By Laura Ndubuisi-Kanu
FAMOUS words from classic movie High School Musical, and often what most children look forward to when term time is over. This time, school is out not because it is summertime or even half-term, but due to the global coronavirus pandemic, COVID-19, which has changed how millions of students are educated across the globe.
The United Nations’ educational body, UNESCO, estimates 188 countries have now implemented nationwide closures affecting about 90 percent of the world’s student population. What does this all mean for the education sector? This article highlights some of the impact of the coronavirus pandemic on key stakeholders in education, looking at the implications of these closures and offers some solutions on how to embrace this new way of learning.
Students: From pre-school to university, school buildings are shut affecting the daily routine of many learners.
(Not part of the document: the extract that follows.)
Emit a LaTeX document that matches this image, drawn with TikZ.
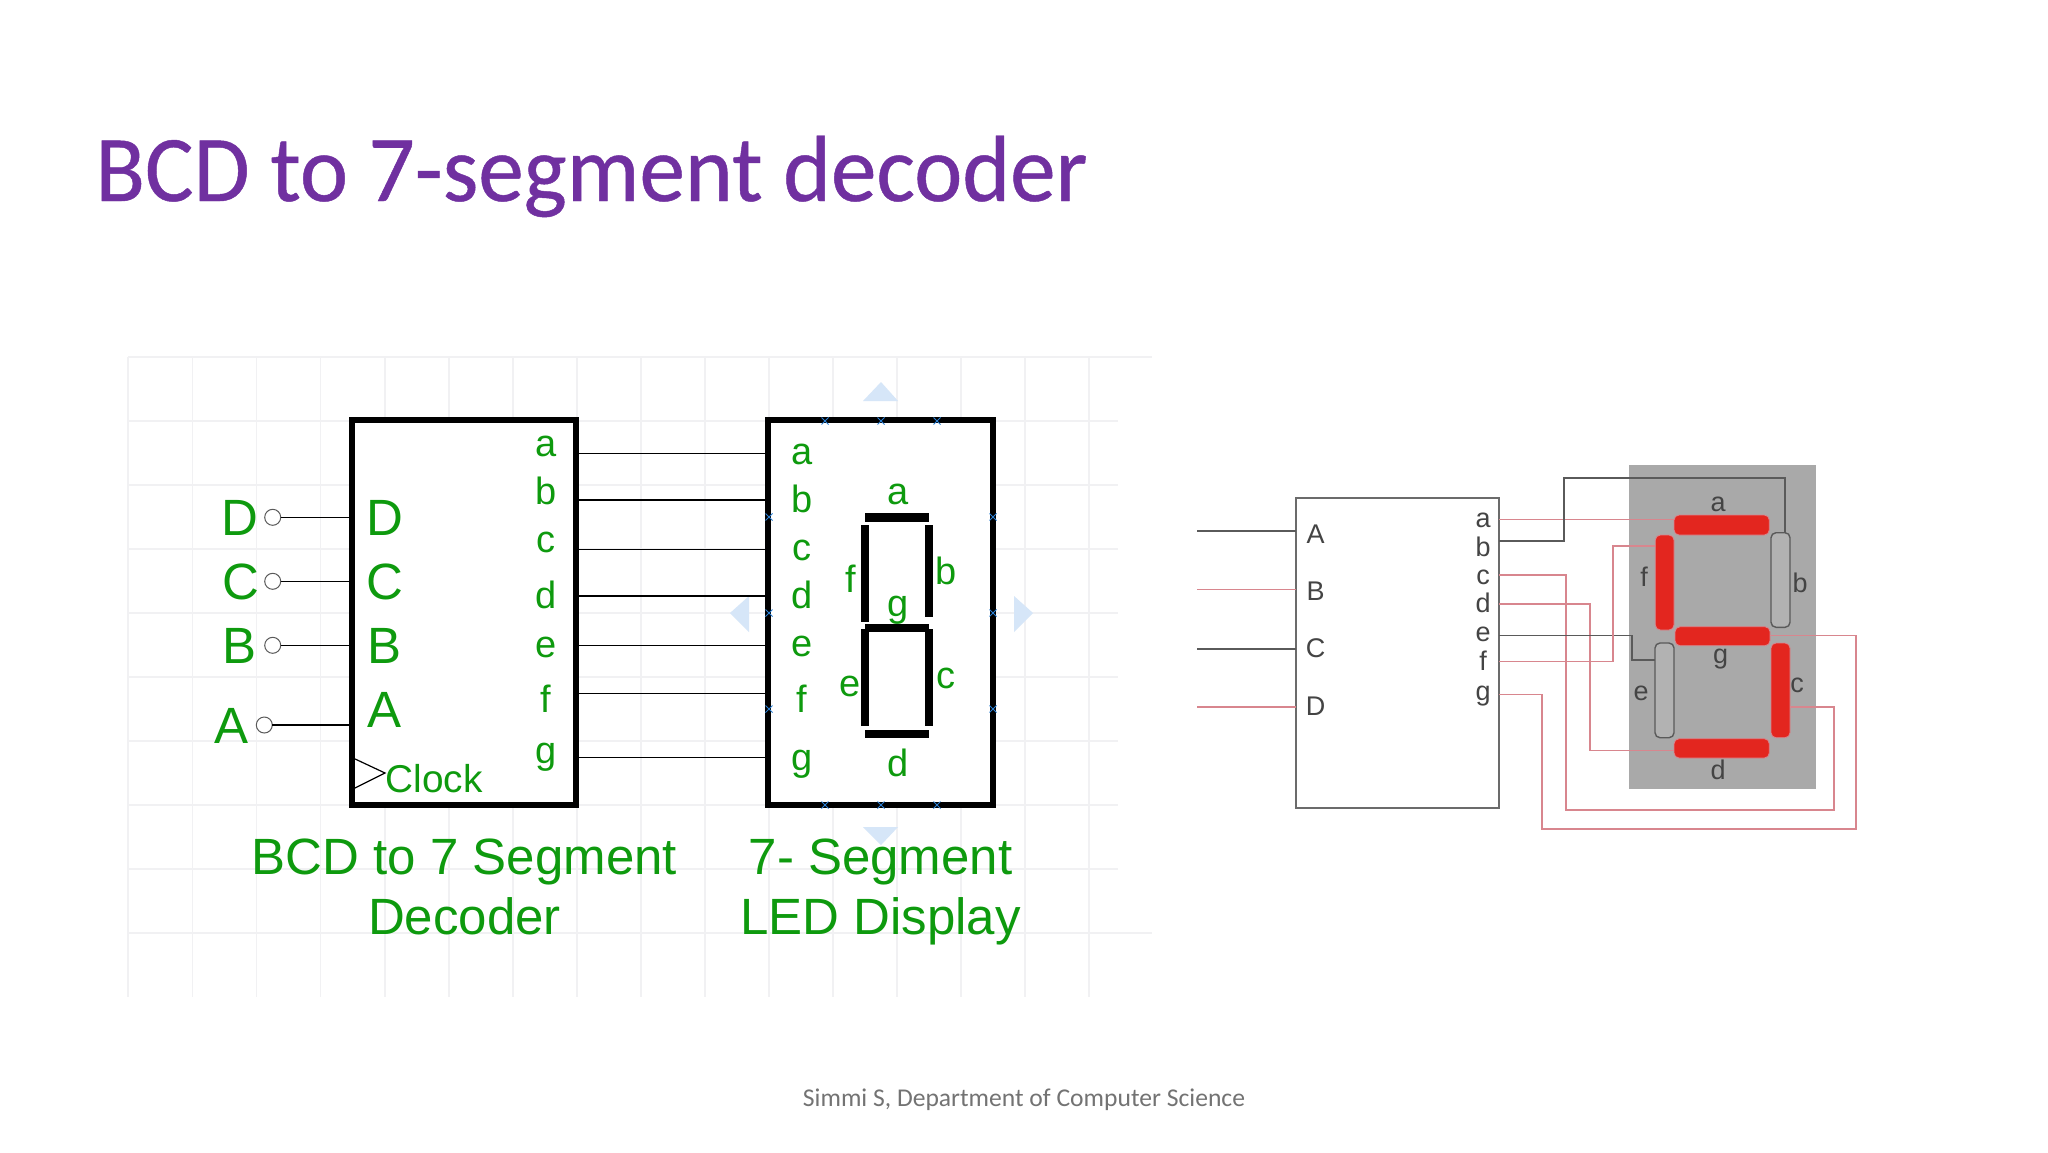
\documentclass[tikz,border=0pt]{standalone}
\usepackage{fontspec}
\setmainfont{Liberation Sans}
\newfontfamily\calib{Carlito}
\newfontfamily\calibt[FakeBold=0.5]{Carlito}
\usetikzlibrary{shapes.misc}
\definecolor{grn}{HTML}{0E9A0E}
\definecolor{purp}{HTML}{7030A0}
\definecolor{gridc}{HTML}{F1F1F3}
\definecolor{triblue}{HTML}{D6E6F8}
\definecolor{mkblue}{HTML}{2A7FD4}
\definecolor{pinkw}{HTML}{D8868E}
\definecolor{darkw}{HTML}{5A5A5A}
\definecolor{panelc}{HTML}{A9A9A9}
\definecolor{segred}{HTML}{E3261F}
\definecolor{txtd}{HTML}{444444}
\newcommand\fpx[1]{\fontsize{#1pt}{#1pt}\selectfont}
% name, style, x1, y1, x2, y2
\newcommand\rnode[6]{\node[#2,minimum width={(#5-#3)*0.5pt},minimum height={(#6-#4)*0.5pt}] (#1) at ({(#3+#5)/2},{(#4+#6)/2}) {};}
\tikzset{
  gridl/.style={draw=gridc,line width=0.6pt},
  tri/.style={fill=triblue},
  bigbox/.style={draw=black,fill=white,line width=3pt,inner sep=0pt,outer sep=0pt},
  blackseg/.style={fill=black,inner sep=0pt,outer sep=0pt},
  wire/.style={draw=black,line width=0.6pt},
  pincircle/.style={circle,draw=darkw,fill=white,line width=0.5pt,minimum size=8pt,inner sep=0pt,outer sep=0pt},
  bigl/.style={text=grn,font=\fpx{25.5},inner sep=0pt,anchor=base},
  midl/.style={text=grn,font=\fpx{19},inner sep=0pt,anchor=base},
  capl/.style={text=grn,font=\fpx{25.5},inner sep=0pt,anchor=base},
  mk/.style={cross out,draw=mkblue,line width=0.5pt,minimum size=3pt,inner sep=0pt},
  rbox/.style={draw=darkw!90,line width=1pt,fill=white,inner sep=0pt,outer sep=0pt},
  pinkwire/.style={draw=pinkw,line width=0.8pt},
  darkwire/.style={draw=darkw,line width=0.8pt},
  smalll/.style={text=txtd,font=\fpx{13.5},inner sep=0pt,anchor=base},
  redseg/.style={fill=segred,draw=pinkw,line width=0.4pt,rounded corners=2.5pt,inner sep=0pt,outer sep=0pt},
  offseg/.style={fill=black!30,draw=darkw,line width=0.7pt,rounded corners=2.5pt,inner sep=0pt,outer sep=0pt},
  panel/.style={fill=panelc,inner sep=0pt,outer sep=0pt},
}
\begin{document}
\begin{tikzpicture}[x=0.5pt,y=-0.5pt]
\useasboundingbox (0,0) rectangle (2048,1152);
\fill[white] (0,0) rectangle (2048,1152);

% title and footer
\node[text=purp,font={\calibt\fpx{47}},xscale=0.97,inner sep=0pt,anchor=base west] (title) at (95,201) {BCD to 7-segment decoder};
\node[text=black!55,font={\calib\fpx{12.8}},inner sep=0pt,anchor=base] (foot) at (1024,1106) {Simmi S, Department of Computer Science};

% grid
\foreach \x in {128,192.5,256.5,320.5,385,449,513,577,641,705,769,833,897,961,1025,1089}
  \draw[gridl] (\x,357) -- (\x,997);
\foreach \y in {421,485,549,613,677,741,805,869}
  \draw[gridl] (128,\y) -- (1118,\y);
\foreach \y in {357,933}
  \draw[gridl] (128,\y) -- (1152,\y);

% resize handles
\fill[tri] (881,382) -- (898,401) -- (863,401) -- cycle;
\fill[tri] (730,613) -- (749,596) -- (749,632) -- cycle;
\fill[tri] (1033,613) -- (1014,596) -- (1014,632) -- cycle;
\fill[tri] (863,827) -- (898,827) -- (881,845) -- cycle;

% decoder and display boxes
\rnode{dec}{bigbox}{352}{420}{576}{805}
\rnode{dis}{bigbox}{768}{420}{993}{805}

\foreach \n/\x/\y in {1/825/421,2/881/421,3/937/421,4/825/805,5/881/805,6/937/805,7/769/517,8/769/613,9/769/709,10/993/517,11/993/613,12/993/709}
  \node[mk] (mark\n) at (\x,\y) {};

% decoder to display wires
\foreach \p/\y in {a/453.3,b/500,c/549.3,d/596,e/645.3,f/693.7,g/757.7}{
  \coordinate (dec-\p) at (579,\y);
  \coordinate (dis-\p) at (765,\y);
  \draw[wire] (dec-\p) -- (dis-\p);
}

% inputs
\node[pincircle] (cD) at (272.7,517.3) {};
\node[pincircle] (cC) at (272.7,581.3) {};
\node[pincircle] (cB) at (272.7,645.3) {};
\node[pincircle] (cA) at (264.3,725) {};
\foreach \p in {A,B,C,D}
  \draw[wire] (c\p.east) -- (c\p -| dec.west);

\node[bigl] (oD) at (240,535.5) {D};
\node[bigl] (oC) at (240.5,599.5) {C};
\node[bigl] (oB) at (240,663.5) {B};
\node[bigl] (oA) at (232,743.5) {A};
\node[bigl] (iD) at (385,535.5) {D};
\node[bigl] (iC) at (385,599.5) {C};
\node[bigl] (iB) at (385,663.5) {B};
\node[bigl] (iA) at (385,727.5) {A};

\foreach \p/\y in {a/456.5,b/504,c/552,d/608.5,e/657,f/712,g/763}
  \node[midl] (dl\p) at (546,\y) {\p};
\foreach \p/\y in {a/464,b/512,c/560,d/608,e/656,f/712,g/770}
  \node[midl] (sl\p) at (802,\y) {\p};

% clock
\coordinate (clkt) at (353,758);
\coordinate (clkp) at (385,773);
\coordinate (clkb) at (353,789);
\draw[wire] (clkt) -- (clkp) -- (clkb);
\node[midl,font=\fpx{19.4},anchor=base west] (clk) at (385,792) {Clock};

% black seven-segment
\rnode{bsa}{blackseg}{865}{513.3}{929.3}{521.7}
\rnode{bsb}{blackseg}{925.3}{525}{933}{617.3}
\rnode{bsc}{blackseg}{925.3}{629.3}{933}{726}
\rnode{bsd}{blackseg}{865}{730}{929.3}{738.3}
\rnode{bse}{blackseg}{861.3}{629.3}{869}{726}
\rnode{bsf}{blackseg}{861.3}{525}{869}{621.7}
\rnode{bsg}{blackseg}{865}{624}{929.3}{631.7}
\node[midl] (la) at (898,504) {a};
\node[midl] (lb) at (946,584) {b};
\node[midl] (lf) at (851,592) {f};
\node[midl] (lg) at (898,616) {g};
\node[midl] (le) at (850,696) {e};
\node[midl] (lc) at (945.5,688.5) {c};
\node[midl] (ld) at (898,776) {d};

% captions
\node[capl] (cap1) at (464.5,874) {BCD to 7 Segment};
\node[capl] (cap2) at (464.5,934) {Decoder};
\node[capl] (cap3) at (880.5,874) {7- Segment};
\node[capl] (cap4) at (880.5,934) {LED Display};

% right-hand diagram
\rnode{rdec}{rbox}{1296}{497.5}{1498.7}{808.3}
\rnode{pan}{panel}{1629.3}{465.3}{1815.7}{789.3}

\coordinate (inA) at (1197,531);
\coordinate (inB) at (1197,589.3);
\coordinate (inC) at (1197,648.7);
\coordinate (inD) at (1197,706.7);
\draw[darkwire] (inA) -- (inA -| rdec.west);
\draw[pinkwire] (inB) -- (inB -| rdec.west);
\draw[darkwire] (inC) -- (inC -| rdec.west);
\draw[pinkwire] (inD) -- (inD -| rdec.west);

\rnode{ra}{redseg}{1674}{515}{1769.3}{535}
\rnode{rf}{redseg}{1655.3}{535}{1674}{630}
\rnode{rg}{redseg}{1675}{626.7}{1770}{645.7}
\rnode{rb}{offseg}{1771}{532.7}{1790}{627.3}
\rnode{re}{offseg}{1655}{643}{1674}{737.7}
\rnode{rc}{redseg}{1771}{643}{1790}{737.7}
\rnode{rd}{redseg}{1674}{738.7}{1769.3}{758}

\foreach \p/\y in {a/519.3,b/540.7,c/575,d/604,e/635.3,f/661.3,g/694.3}
  \coordinate (out\p) at (1499,\y);
\coordinate (btop) at (1785,478);
\draw[pinkwire] (outa) -- (outa -| ra.west);
\draw[darkwire] (outb) -| (1564,478) -- (btop) -- (btop |- rb.north);
\draw[pinkwire] (outc) -| (1565.7,809.7) -| (1834,706.7) -- (rc.east |- 1834,706.7);
\draw[pinkwire] (outd) -| (1590,750.3) -- (rd.west |- 1590,750.3);
\draw[darkwire] (oute) -| (1631.7,660) -- (re.west |- 1631.7,660);
\draw[pinkwire] (outf) -| (1613,545.7) -- (rf.west |- 1613,545.7);
\draw[pinkwire] (outg) -| (1541.7,829) -| (1855.7,635.3) -- (rg.east |- 1855.7,635.3);

\foreach \p/\y in {A/543,B/600.7,C/657,D/715}
  \node[smalll] (rl\p) at (1315.7,\y) {\p};
\foreach \p/\y in {a/527,b/556,c/584,d/612,e/641.7,f/670,g/700}
  \node[smalll] (ro\p) at (1483,\y) {\p};

\node[smalll] (ta) at (1718,511) {a};
\node[smalll] (tb) at (1800,592.7) {b};
\node[smalll] (tc) at (1797,692) {c};
\node[smalll] (td) at (1718,779) {d};
\node[smalll] (te) at (1641,700.7) {e};
\node[smalll] (tf) at (1644,586) {f};
\node[smalll] (tg) at (1720.7,663) {g};
\end{tikzpicture}
\end{document}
Many schools have adopted online learning programmes to decrease the disruption this will have on students. The impact of this disruption will be felt at a larger scale with early years and younger students where parents have now largely taken on the role of teachers. At higher education level self-study may be easier to get on with. Notwithstanding, there are societal issues that come into play such as student debt, mental health and the lack of social interaction which is highly important for a child’s cognitive development. The pandemic will also further highlight the digital divide that exists within many communities as limited access to technology or reliable internet connection can prevent students in rural areas and deprived families from continued learning.
Teachers: The current transition towards digital learning greatly impacts the nature of the teaching profession and pedagogy practices. Teachers and educators are often used to sharing knowledge in classroom settings where you can observe a child’s responsiveness and understanding. Though online learning has its advantages such as access to more information beyond the classroom, this poses difficulties for teachers in terms of child observation. It also blurs the distinction between knowledge acquired at school and at home.
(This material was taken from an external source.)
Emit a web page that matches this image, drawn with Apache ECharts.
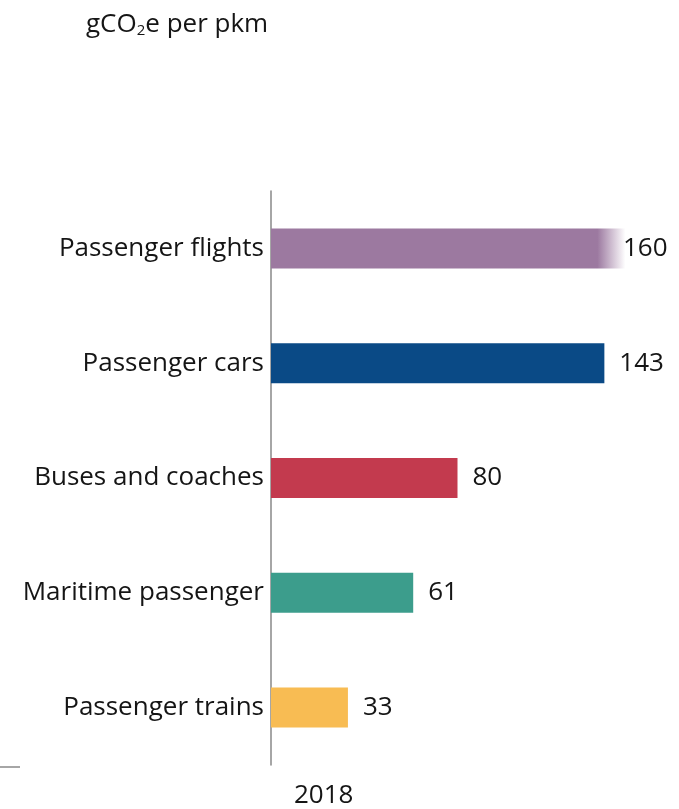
<!DOCTYPE html>
<html>
<head>
<meta charset="utf-8">
<script src="https://cdn.jsdelivr.net/npm/echarts@6/dist/echarts.min.js"></script>
<style>
  html, body { margin: 0; padding: 0; background: #fff; }
  #chart { width: 679px; height: 809px; }
</style>
</head>
<body>
<div id="chart"></div>
<script>
const categories = ['Passenger flights', 'Passenger cars', 'Buses and coaches', 'Maritime passenger', 'Passenger trains'];
const values = [160, 143, 80, 61, 33];
const colors = ['#9c79a0', '#0a4a86', '#c33a4e', '#3c9d8c', '#f8bc53'];
const yearLabel = '2018';

const font = '"Open Sans", "Noto Sans", sans-serif';

// flights bar fades out at its end (broken bar in the original)
const flightFade = new echarts.graphic.LinearGradient(0, 0, 1, 0, [
  { offset: 0, color: '#9c79a0' },
  { offset: 0.875, color: '#9c79a0' },
  { offset: 0.95, color: 'rgba(156,121,160,0)' },
  { offset: 1, color: 'rgba(156,121,160,0)' }
]);

const chart = echarts.init(document.getElementById('chart'));
chart.setOption({
  backgroundColor: '#fff',
  animation: false,
  grid: { left: 271, top: 191, width: 373, height: 574 },
  xAxis: {
    type: 'value',
    min: 0,
    max: 160,
    show: false
  },
  yAxis: {
    type: 'category',
    inverse: true,
    data: categories,
    axisLine: { show: true, lineStyle: { color: '#888', width: 1.5 } },
    axisTick: { show: false },
    axisLabel: { color: '#151515', fontSize: 26, fontFamily: font, margin: 7 }
  },
  series: [{
    type: 'bar',
    barWidth: 40,
    data: values.map((v, i) => ({
      value: v,
      itemStyle: { color: i === 0 ? flightFade : colors[i] },
      label: i === 0 ? { offset: [-36, 0] } : {}
    })),
    label: {
      show: true,
      position: 'right',
      distance: 15,
      color: '#151515',
      fontSize: 26,
      fontFamily: font
    }
  }],
  graphic: [
    {
      type: 'text',
      left: 86,
      top: 12,
      style: {
        text: '{a|gCO}{s|2}{a|e per pkm}',
        rich: {
          a: { fontSize: 26, fontFamily: font, fill: '#151515' },
          s: { fontSize: 15, fontFamily: font, fill: '#151515', verticalAlign: 'bottom', padding: [12, 0, 0, 0] }
        }
      }
    },
    {
      type: 'text',
      left: 294,
      top: 783,
      style: { text: yearLabel, fontSize: 26, fontFamily: font, fill: '#151515' }
    },
    {
      type: 'line',
      shape: { x1: 0, y1: 767, x2: 20, y2: 767 },
      style: { stroke: '#888', lineWidth: 1.5 }
    }
  ]
});
</script>
</body>
</html>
Teachers must reconsider all their methodologies and make sure the most useful message is being sent across in online classrooms that inspire students and parents through these times. This necessitates openness towards being trained in the use of new teaching and assessment practices.
Private school owners and management: As the world continues to navigate these unprecedented times and challenges, financial management and discipline are even more crucial. This is a time to reassess your school’s strategy and branding, ensuring it is in a position to succeed even though your physical building is temporarily shut. Creating value to parents through effective learning management systems, extracurricular activities and frequent communication will be key to staying on top of the industry this period.
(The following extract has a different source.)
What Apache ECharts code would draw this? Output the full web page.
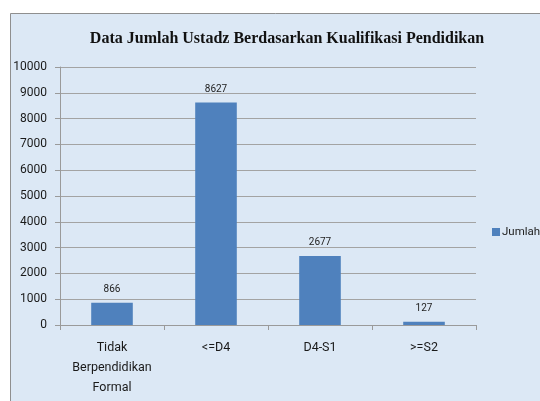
<!DOCTYPE html>
<html>
<head>
<meta charset="UTF-8">
<title>Data Jumlah Ustadz</title>
<script src="https://cdn.jsdelivr.net/npm/echarts@6/dist/echarts.min.js"></script>
<style>
  html, body { margin: 0; padding: 0; background: #ffffff; }
  #main { width: 540px; height: 401px; }
</style>
</head>
<body>
<div id="main"></div>
<script>
var kategori = ['Tidak\nBerpendidikan\nFormal', '<=D4', 'D4-S1', '>=S2'];
var jumlah = [866, 8627, 2677, 127];
var yTicks = [0, 1000, 2000, 3000, 4000, 5000, 6000, 7000, 8000, 9000, 10000];

var fontLabel = "Roboto, 'Open Sans', sans-serif";

var chart = echarts.init(document.getElementById('main'));
chart.setOption({
  animation: false,
  graphic: [{
    type: 'rect',
    z: -10,
    shape: { x: 10.5, y: 13.5, width: 600, height: 500 },
    style: { fill: '#dce8f5', stroke: '#8f8f8f', lineWidth: 1 }
  }],
  title: {
    text: 'Data Jumlah Ustadz Berdasarkan Kualifikasi Pendidikan',
    left: 282,
    textAlign: 'center',
    top: 26,
    textStyle: {
      fontFamily: "'Liberation Serif', serif",
      fontWeight: 'bold',
      fontSize: 16,
      color: '#111111'
    }
  },
  legend: {
    orient: 'vertical',
    left: 487,
    top: 221,
    itemWidth: 8,
    itemHeight: 8,
    itemGap: 3,
    icon: 'rect',
    textStyle: { fontFamily: fontLabel, fontSize: 11.5, color: '#222222', padding: [0, 0, 0, -3] },
    data: ['Jumlah']
  },
  grid: { left: 60, right: 64, top: 67, bottom: 76 },
  xAxis: {
    type: 'category',
    data: kategori,
    axisLine: { lineStyle: { color: '#9a9a9a' } },
    axisTick: { show: true, length: 5, lineStyle: { color: '#9a9a9a' } },
    axisLabel: {
      interval: 0,
      margin: 13,
      fontFamily: fontLabel,
      fontSize: 12.5,
      lineHeight: 20,
      color: '#1a1a1a'
    }
  },
  yAxis: {
    type: 'value',
    min: yTicks[0],
    max: yTicks[yTicks.length - 1],
    interval: 1000,
    axisLine: { show: true, lineStyle: { color: '#9a9a9a' } },
    axisTick: { show: true, length: 5, lineStyle: { color: '#9a9a9a' } },
    splitLine: { lineStyle: { color: '#a3a3a3' } },
    axisLabel: {
      margin: 13,
      fontFamily: fontLabel,
      fontSize: 12,
      color: '#1a1a1a',
      formatter: function (v) { return String(v); }
    }
  },
  series: [{
    name: 'Jumlah',
    type: 'bar',
    data: jumlah,
    barWidth: '40%',
    itemStyle: { color: '#4f81bd' },
    label: {
      show: true,
      position: 'top',
      distance: 8,
      fontFamily: fontLabel,
      fontSize: 10,
      color: '#222222'
    }
  }]
});
</script>
</body>
</html>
This is a time to review expenses and brainstorm ways to ensure the school is moving along with the digital times if it was not before. Public-private partnerships and cross-industry coalitions formed around a common educational goal are avenues to consider in these times. Digital safety procedures and policies must also be created and implemented now learning is held primarily online.
The new normal: Digital learning will increasingly impact the way we learn and teach. How can we make the most of these times? For parents with younger children, try sticking to a routine. This will balance work as well as your children’s schedule and help in keeping the effects of a change in schedule low as much as possible. For students, open-mindedness and using this opportunity to balance school and hobbies is a great time to use this period for.
Teachers would need to forget the traditional ways of learning and look at how to keep students engaged during these times. It is highly likely that the future of education will no longer be strictly face-to-face but a blend of platforms, including online. Additionally, peer-to-peer learning will become a vital element of education, as it represents the way students transfer the knowledge they have acquired when they go out into the world.
The presence of coronavirus has brought several considerations to light and when all of this is over, nothing is likely to stay the same, including education and the school system. The practices incorporated during the pandemic period will map a new path for the future and we should not be caught unaware.